- **Directions for this task**
Pictures stay out of the copy; set down each line of the listing below exactly.

#####

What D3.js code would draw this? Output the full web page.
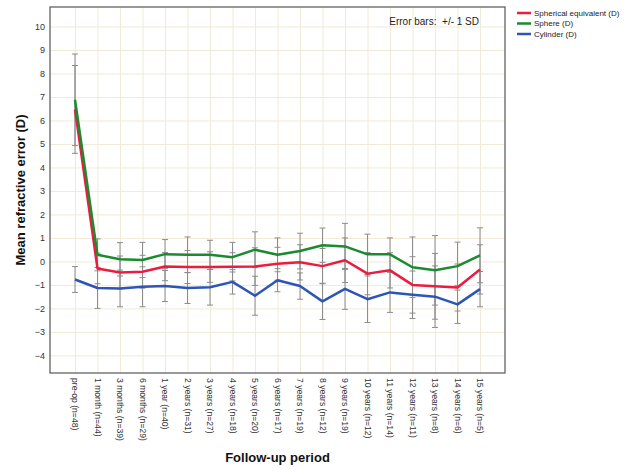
<!DOCTYPE html>
<html>
<head>
<meta charset="utf-8">
<script src="https://cdn.jsdelivr.net/npm/d3@7"></script>
<style>
  html, body { margin: 0; padding: 0; background: #fff; }
  svg { display: block; font-family: Arial, "Liberation Sans", sans-serif; }
</style>
</head>
<body>
<svg id="chart" width="627" height="469"></svg>
<script>
const categories = ["pre-op (n=48)","1 month (n=44)","3 months (n=39)","6 months (n=29)","1 year (n=40)","2 years (n=31)","3 years (n=27)","4 years (n=18)","5 years (n=20)","6 years (n=17)","7 years (n=19)","8 years (n=12)","9 years (n=19)","10 years (n=12)","11 years (n=14)","12 years (n=11)","13 years (n=8)","14 years (n=6)","15 years (n=5)"];

const seMean   = [6.47, -0.30, -0.47, -0.44, -0.22, -0.24, -0.24, -0.23, -0.22, -0.10, -0.04, -0.20, 0.05, -0.52, -0.38, -1.00, -1.06, -1.11, -0.34];
const seSD     = [1.87, 0.65, 0.70, 0.70, 0.60, 0.70, 0.65, 0.60, 0.80, 0.70, 0.75, 0.75, 0.95, 0.90, 0.75, 1.20, 1.40, 1.00, 1.05];
const sphMean  = [6.88, 0.28, 0.09, 0.06, 0.31, 0.28, 0.28, 0.18, 0.50, 0.28, 0.44, 0.69, 0.64, 0.30, 0.30, -0.25, -0.38, -0.20, 0.26];
const sphSD    = [1.95, 0.68, 0.71, 0.75, 0.62, 0.76, 0.62, 0.63, 0.76, 0.72, 0.76, 0.73, 0.98, 0.86, 0.70, 1.29, 1.48, 1.02, 1.17];
const cylMean  = [-0.77, -1.13, -1.15, -1.08, -1.05, -1.13, -1.10, -0.87, -1.46, -0.80, -1.05, -1.70, -1.17, -1.61, -1.32, -1.42, -1.50, -1.83, -1.18];
const cylSD    = [0.55, 0.87, 0.78, 0.85, 0.66, 0.66, 0.76, 0.52, 0.83, 0.49, 0.56, 0.77, 0.87, 0.99, 0.85, 1.01, 1.31, 0.81, 0.75];

const seriesNames  = ["Spherical equivalent (D)", "Sphere (D)", "Cylinder (D)"];
const seriesColors = ["#ec1c3e", "#1b8a31", "#2d55b5"];
const yTicks = [-4, -3, -2, -1, 0, 1, 2, 3, 4, 5, 6, 7, 8, 9, 10];
const yDomain = [-4.75, 10.83];
const yTitle = "Mean refractive error (D)";
const xTitle = "Follow-up period";
const noteText = "Error bars:  +/- 1 SD";

const series = [
  {name: seriesNames[0], color: seriesColors[0], mean: seMean,  sd: seSD},
  {name: seriesNames[1], color: seriesColors[1], mean: sphMean, sd: sphSD},
  {name: seriesNames[2], color: seriesColors[2], mean: cylMean, sd: cylSD}
];

const svg = d3.select("#chart");
const plot = {left: 50, right: 505, top: 7, bottom: 373};

const x = d3.scalePoint().domain(categories).range([75, 480]);
const y = d3.scaleLinear().domain(yDomain).range([plot.bottom, plot.top]);

// grid
const grid = svg.append("g");
grid.append("g")
  .attr("transform", `translate(${plot.left},0)`)
  .call(d3.axisLeft(y).tickValues(yTicks).tickSize(-(plot.right - plot.left)).tickFormat(""))
  .call(g => g.select(".domain").remove())
  .call(g => g.selectAll("line").attr("stroke", "#f1ead6").attr("stroke-width", 1));
grid.append("g")
  .attr("transform", `translate(0,${plot.bottom})`)
  .call(d3.axisBottom(x).tickSize(-(plot.bottom - plot.top)).tickFormat(""))
  .call(g => g.select(".domain").remove())
  .call(g => g.selectAll("line").attr("stroke", "#f1ead6").attr("stroke-width", 1));

// y axis labels
svg.append("g")
  .attr("transform", `translate(${plot.left},0)`)
  .call(d3.axisLeft(y).tickValues(yTicks).tickSize(0).tickPadding(5))
  .call(g => g.select(".domain").remove())
  .call(g => g.selectAll("text").attr("font-size", "9px").attr("fill", "#333").attr("font-family", "Arial, 'Liberation Sans', sans-serif"));

// x axis labels
svg.append("g")
  .attr("transform", `translate(0,${plot.bottom})`)
  .call(d3.axisBottom(x).tickSize(0))
  .call(g => g.select(".domain").remove())
  .call(g => g.selectAll("text")
    .attr("font-size", "8.6px").attr("fill", "#333")
    .attr("font-family", "Arial, 'Liberation Sans', sans-serif")
    .attr("transform", "rotate(90)")
    .attr("x", 5).attr("y", 0).attr("dy", "0.35em")
    .attr("text-anchor", "start"));

// error bars
const capW = 3;
series.forEach(s => {
  const g = svg.append("g");
  categories.forEach((c, i) => {
    const cx = x(c);
    const hi = y(s.mean[i] + s.sd[i]);
    const lo = y(s.mean[i] - s.sd[i]);
    g.append("line").attr("x1", cx).attr("x2", cx).attr("y1", hi).attr("y2", lo)
      .attr("stroke", "#8c8c8c").attr("stroke-width", 1);
    [hi, lo].forEach(v => g.append("line").attr("x1", cx - capW).attr("x2", cx + capW)
      .attr("y1", v).attr("y2", v).attr("stroke", "#8c8c8c").attr("stroke-width", 1));
  });
});

// lines
const line = d3.line().x((d, i) => x(categories[i])).y(d => y(d));
[series[2], series[0], series[1]].forEach(s => {
  svg.append("path").datum(s.mean)
    .attr("fill", "none").attr("stroke", s.color).attr("stroke-width", 2.5)
    .attr("stroke-linejoin", "round")
    .attr("d", line);
});

// frame
svg.append("rect")
  .attr("x", plot.left).attr("y", plot.top)
  .attr("width", plot.right - plot.left).attr("height", plot.bottom - plot.top)
  .attr("fill", "none").attr("stroke", "#555").attr("stroke-width", 1.2);

// note
svg.append("text").attr("x", 479).attr("y", 25).attr("text-anchor", "end")
  .attr("font-size", "10px").attr("fill", "#222").style("white-space", "pre")
  .attr("xml:space", "preserve").text(noteText);

// legend
const leg = svg.append("g");
series.forEach((s, i) => {
  const ly = 13 + i * 10.5;
  leg.append("line").attr("x1", 517).attr("x2", 531).attr("y1", ly).attr("y2", ly)
    .attr("stroke", s.color).attr("stroke-width", 2.5);
  leg.append("text").attr("x", 534).attr("y", ly).attr("dy", "0.35em")
    .attr("font-size", "8px").attr("fill", "#222").text(s.name);
});

// axis titles
svg.append("text")
  .attr("transform", `translate(25,${(plot.top + plot.bottom) / 2}) rotate(-90)`)
  .attr("text-anchor", "middle").attr("font-size", "13px").attr("font-weight", "bold")
  .attr("fill", "#111").text(yTitle);
svg.append("text")
  .attr("x", (plot.left + plot.right) / 2).attr("y", 462)
  .attr("text-anchor", "middle").attr("font-size", "13px").attr("font-weight", "bold")
  .attr("fill", "#111").text(xTitle);
</script>
</body>
</html>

#####

- **Answer for this exercise**
What D3.js code would draw this? Output the full web page.
<!DOCTYPE html>
<html>
<head>
<meta charset="utf-8">
<script src="https://cdn.jsdelivr.net/npm/d3@7"></script>
<style>
  html, body { margin: 0; padding: 0; background: #fff; }
  svg { display: block; font-family: Arial, "Liberation Sans", sans-serif; }
</style>
</head>
<body>
<svg id="chart" width="627" height="469"></svg>
<script>
const categories = ["pre-op (n=48)","1 month (n=44)","3 months (n=39)","6 months (n=29)","1 year (n=40)","2 years (n=31)","3 years (n=27)","4 years (n=18)","5 years (n=20)","6 years (n=17)","7 years (n=19)","8 years (n=12)","9 years (n=19)","10 years (n=12)","11 years (n=14)","12 years (n=11)","13 years (n=8)","14 years (n=6)","15 years (n=5)"];

const seMean   = [6.47, -0.30, -0.47, -0.44, -0.22, -0.24, -0.24, -0.23, -0.22, -0.10, -0.04, -0.20, 0.05, -0.52, -0.38, -1.00, -1.06, -1.11, -0.34];
const seSD     = [1.87, 0.65, 0.70, 0.70, 0.60, 0.70, 0.65, 0.60, 0.80, 0.70, 0.75, 0.75, 0.95, 0.90, 0.75, 1.20, 1.40, 1.00, 1.05];
const sphMean  = [6.88, 0.28, 0.09, 0.06, 0.31, 0.28, 0.28, 0.18, 0.50, 0.28, 0.44, 0.69, 0.64, 0.30, 0.30, -0.25, -0.38, -0.20, 0.26];
const sphSD    = [1.95, 0.68, 0.71, 0.75, 0.62, 0.76, 0.62, 0.63, 0.76, 0.72, 0.76, 0.73, 0.98, 0.86, 0.70, 1.29, 1.48, 1.02, 1.17];
const cylMean  = [-0.77, -1.13, -1.15, -1.08, -1.05, -1.13, -1.10, -0.87, -1.46, -0.80, -1.05, -1.70, -1.17, -1.61, -1.32, -1.42, -1.50, -1.83, -1.18];
const cylSD    = [0.55, 0.87, 0.78, 0.85, 0.66, 0.66, 0.76, 0.52, 0.83, 0.49, 0.56, 0.77, 0.87, 0.99, 0.85, 1.01, 1.31, 0.81, 0.75];

const seriesNames  = ["Spherical equivalent (D)", "Sphere (D)", "Cylinder (D)"];
const seriesColors = ["#ec1c3e", "#1b8a31", "#2d55b5"];
const yTicks = [-4, -3, -2, -1, 0, 1, 2, 3, 4, 5, 6, 7, 8, 9, 10];
const yDomain = [-4.75, 10.83];
const yTitle = "Mean refractive error (D)";
const xTitle = "Follow-up period";
const noteText = "Error bars:  +/- 1 SD";

const series = [
  {name: seriesNames[0], color: seriesColors[0], mean: seMean,  sd: seSD},
  {name: seriesNames[1], color: seriesColors[1], mean: sphMean, sd: sphSD},
  {name: seriesNames[2], color: seriesColors[2], mean: cylMean, sd: cylSD}
];

const svg = d3.select("#chart");
const plot = {left: 50, right: 505, top: 7, bottom: 373};

const x = d3.scalePoint().domain(categories).range([75, 480]);
const y = d3.scaleLinear().domain(yDomain).range([plot.bottom, plot.top]);

// grid
const grid = svg.append("g");
grid.append("g")
  .attr("transform", `translate(${plot.left},0)`)
  .call(d3.axisLeft(y).tickValues(yTicks).tickSize(-(plot.right - plot.left)).tickFormat(""))
  .call(g => g.select(".domain").remove())
  .call(g => g.selectAll("line").attr("stroke", "#f1ead6").attr("stroke-width", 1));
grid.append("g")
  .attr("transform", `translate(0,${plot.bottom})`)
  .call(d3.axisBottom(x).tickSize(-(plot.bottom - plot.top)).tickFormat(""))
  .call(g => g.select(".domain").remove())
  .call(g => g.selectAll("line").attr("stroke", "#f1ead6").attr("stroke-width", 1));

// y axis labels
svg.append("g")
  .attr("transform", `translate(${plot.left},0)`)
  .call(d3.axisLeft(y).tickValues(yTicks).tickSize(0).tickPadding(5))
  .call(g => g.select(".domain").remove())
  .call(g => g.selectAll("text").attr("font-size", "9px").attr("fill", "#333").attr("font-family", "Arial, 'Liberation Sans', sans-serif"));

// x axis labels
svg.append("g")
  .attr("transform", `translate(0,${plot.bottom})`)
  .call(d3.axisBottom(x).tickSize(0))
  .call(g => g.select(".domain").remove())
  .call(g => g.selectAll("text")
    .attr("font-size", "8.6px").attr("fill", "#333")
    .attr("font-family", "Arial, 'Liberation Sans', sans-serif")
    .attr("transform", "rotate(90)")
    .attr("x", 5).attr("y", 0).attr("dy", "0.35em")
    .attr("text-anchor", "start"));

// error bars
const capW = 3;
series.forEach(s => {
  const g = svg.append("g");
  categories.forEach((c, i) => {
    const cx = x(c);
    const hi = y(s.mean[i] + s.sd[i]);
    const lo = y(s.mean[i] - s.sd[i]);
    g.append("line").attr("x1", cx).attr("x2", cx).attr("y1", hi).attr("y2", lo)
      .attr("stroke", "#8c8c8c").attr("stroke-width", 1);
    [hi, lo].forEach(v => g.append("line").attr("x1", cx - capW).attr("x2", cx + capW)
      .attr("y1", v).attr("y2", v).attr("stroke", "#8c8c8c").attr("stroke-width", 1));
  });
});

// lines
const line = d3.line().x((d, i) => x(categories[i])).y(d => y(d));
[series[2], series[0], series[1]].forEach(s => {
  svg.append("path").datum(s.mean)
    .attr("fill", "none").attr("stroke", s.color).attr("stroke-width", 2.5)
    .attr("stroke-linejoin", "round")
    .attr("d", line);
});

// frame
svg.append("rect")
  .attr("x", plot.left).attr("y", plot.top)
  .attr("width", plot.right - plot.left).attr("height", plot.bottom - plot.top)
  .attr("fill", "none").attr("stroke", "#555").attr("stroke-width", 1.2);

// note
svg.append("text").attr("x", 479).attr("y", 25).attr("text-anchor", "end")
  .attr("font-size", "10px").attr("fill", "#222").style("white-space", "pre")
  .attr("xml:space", "preserve").text(noteText);

// legend
const leg = svg.append("g");
series.forEach((s, i) => {
  const ly = 13 + i * 10.5;
  leg.append("line").attr("x1", 517).attr("x2", 531).attr("y1", ly).attr("y2", ly)
    .attr("stroke", s.color).attr("stroke-width", 2.5);
  leg.append("text").attr("x", 534).attr("y", ly).attr("dy", "0.35em")
    .attr("font-size", "8px").attr("fill", "#222").text(s.name);
});

// axis titles
svg.append("text")
  .attr("transform", `translate(25,${(plot.top + plot.bottom) / 2}) rotate(-90)`)
  .attr("text-anchor", "middle").attr("font-size", "13px").attr("font-weight", "bold")
  .attr("fill", "#111").text(yTitle);
svg.append("text")
  .attr("x", (plot.left + plot.right) / 2).attr("y", 462)
  .attr("text-anchor", "middle").attr("font-size", "13px").attr("font-weight", "bold")
  .attr("fill", "#111").text(xTitle);
</script>
</body>
</html>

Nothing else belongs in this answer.